Section 7. Dividends. Subject to the provisions of the Certificate of Incorporation of the Corporation, the Board of Directors may, out of funds legally available therefor at any regular or special meeting, declare dividends upon stock of the Corporation as and when they deem appropriate. Before declaring any dividend there may be set apart out of any funds of the Corporation available for dividends, such sum or sums as the Board of Directors from time to time in their discretion deem proper for working capital or as a reserve fund to meet contingencies or for equalizing dividends or for such other purposes as the Board of Directors shall deem conducive to the interests of the Corporation.

ARTICLE VI

Amendments

These By-Laws may be altered, amended or repealed at any annual meeting of the stockholders (or at any special meeting thereof if notice of such proposed alteration, amendment or repeal to be considered is contained in the notice of such special meeting) by the affirmative vote of the holders of shares constituting a majority of the voting power of the Corporation.
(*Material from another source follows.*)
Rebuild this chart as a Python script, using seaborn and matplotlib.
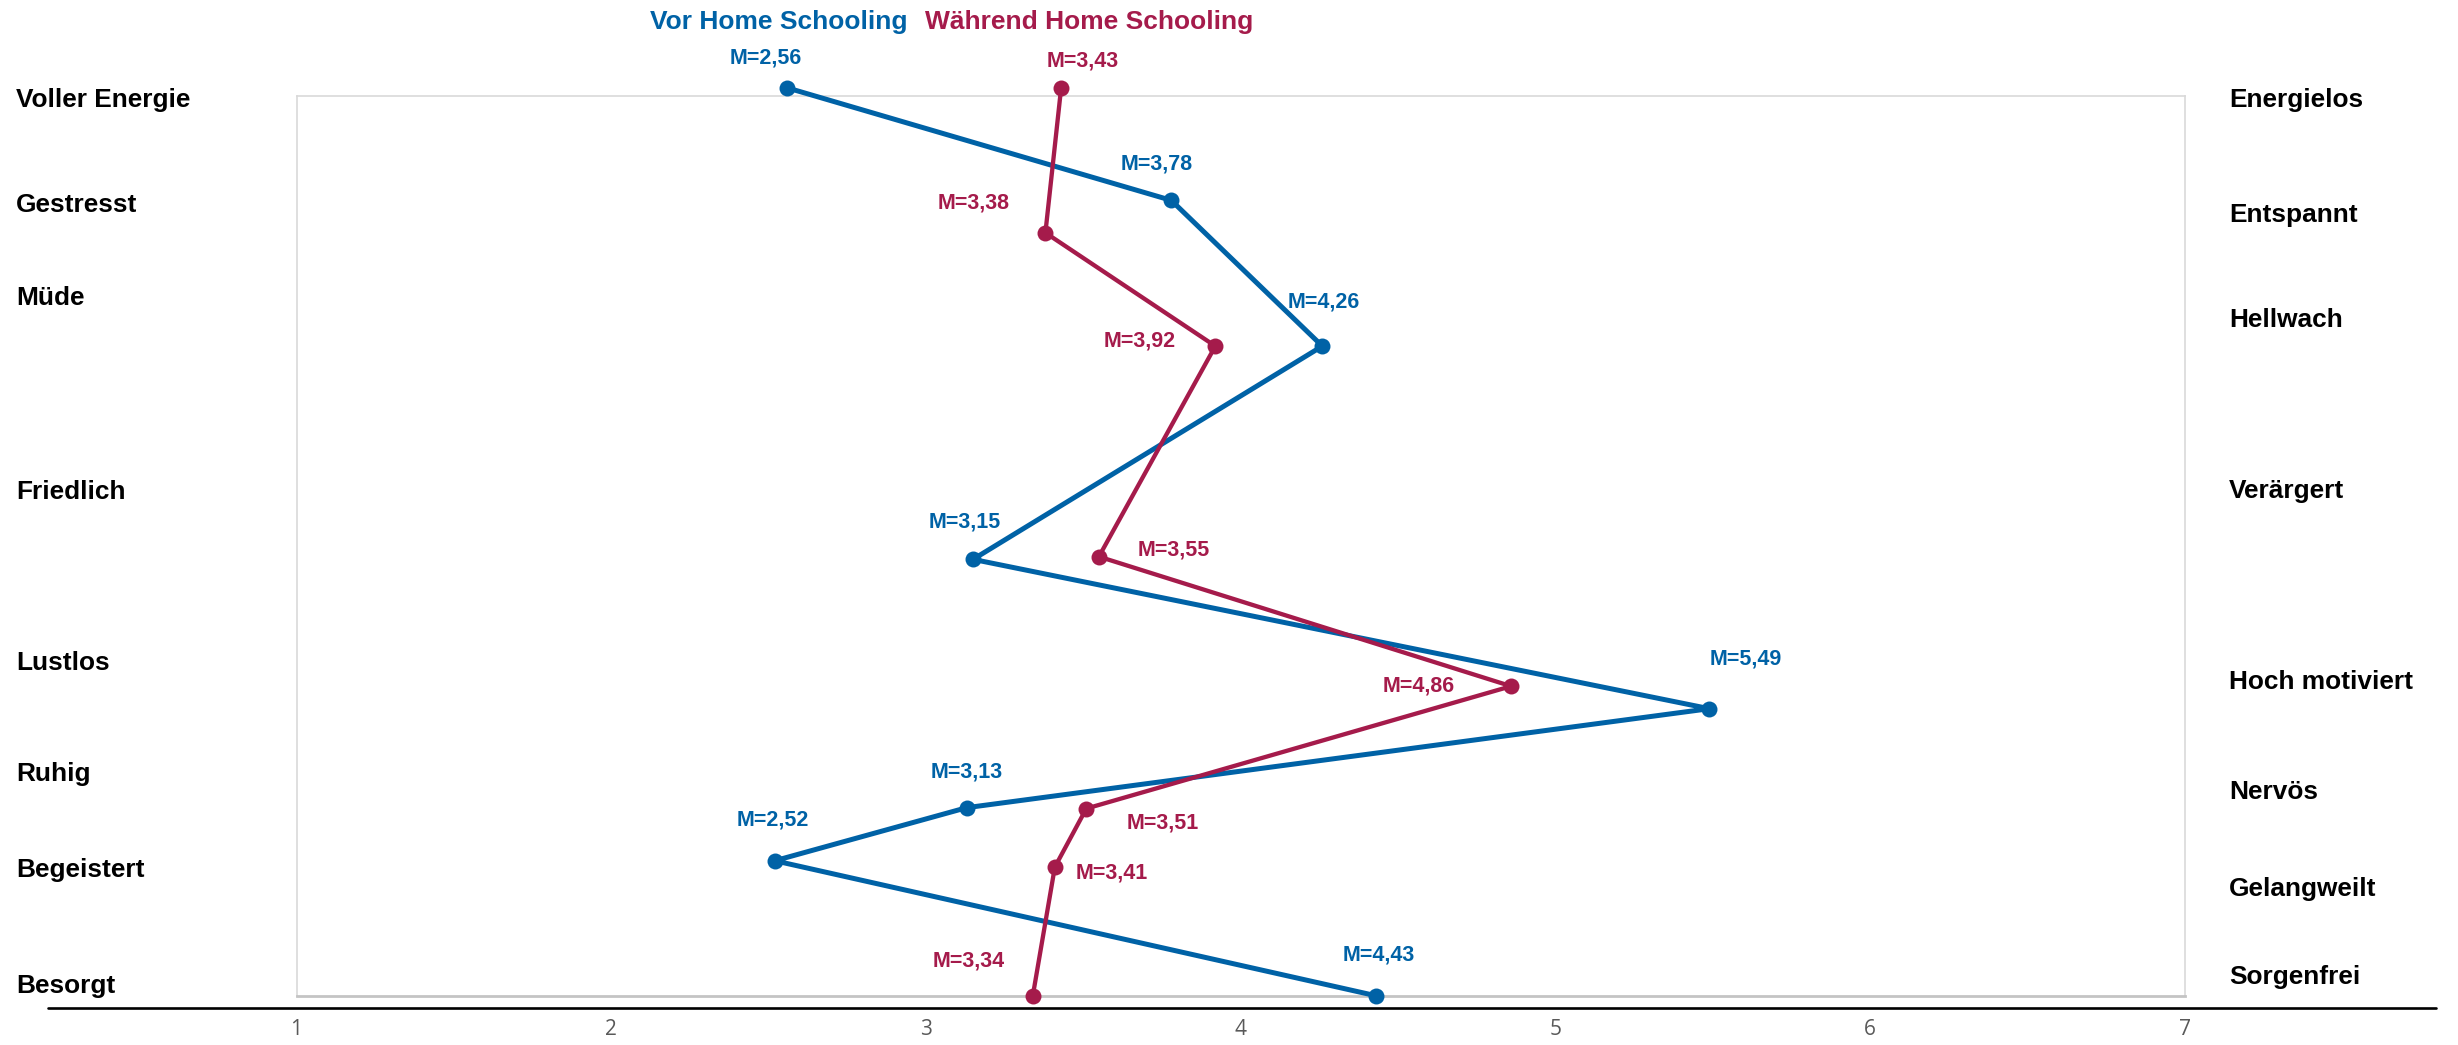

Except as otherwise provided in the Certificate of Incorporation of the Corporation, the Board of Directors may by majority vote of those present at any meeting at which a quorum is present alter, amend or repeal these By-Laws, or enact such other By-Laws as in their judgment may be advisable for the regulation and conduct of the affairs of the Corporation.

ARTICLE VII

Construction

In the event of any conflict between the provisions of these By-laws as in effect from time to time and the provisions of the Certificate of Incorporation of the Corporation as in effect from time to time, the provisions of such Certificate of Incorporation shall be controlling. References in these By-laws to Articles and Sections shall refer to Articles and Sections hereof.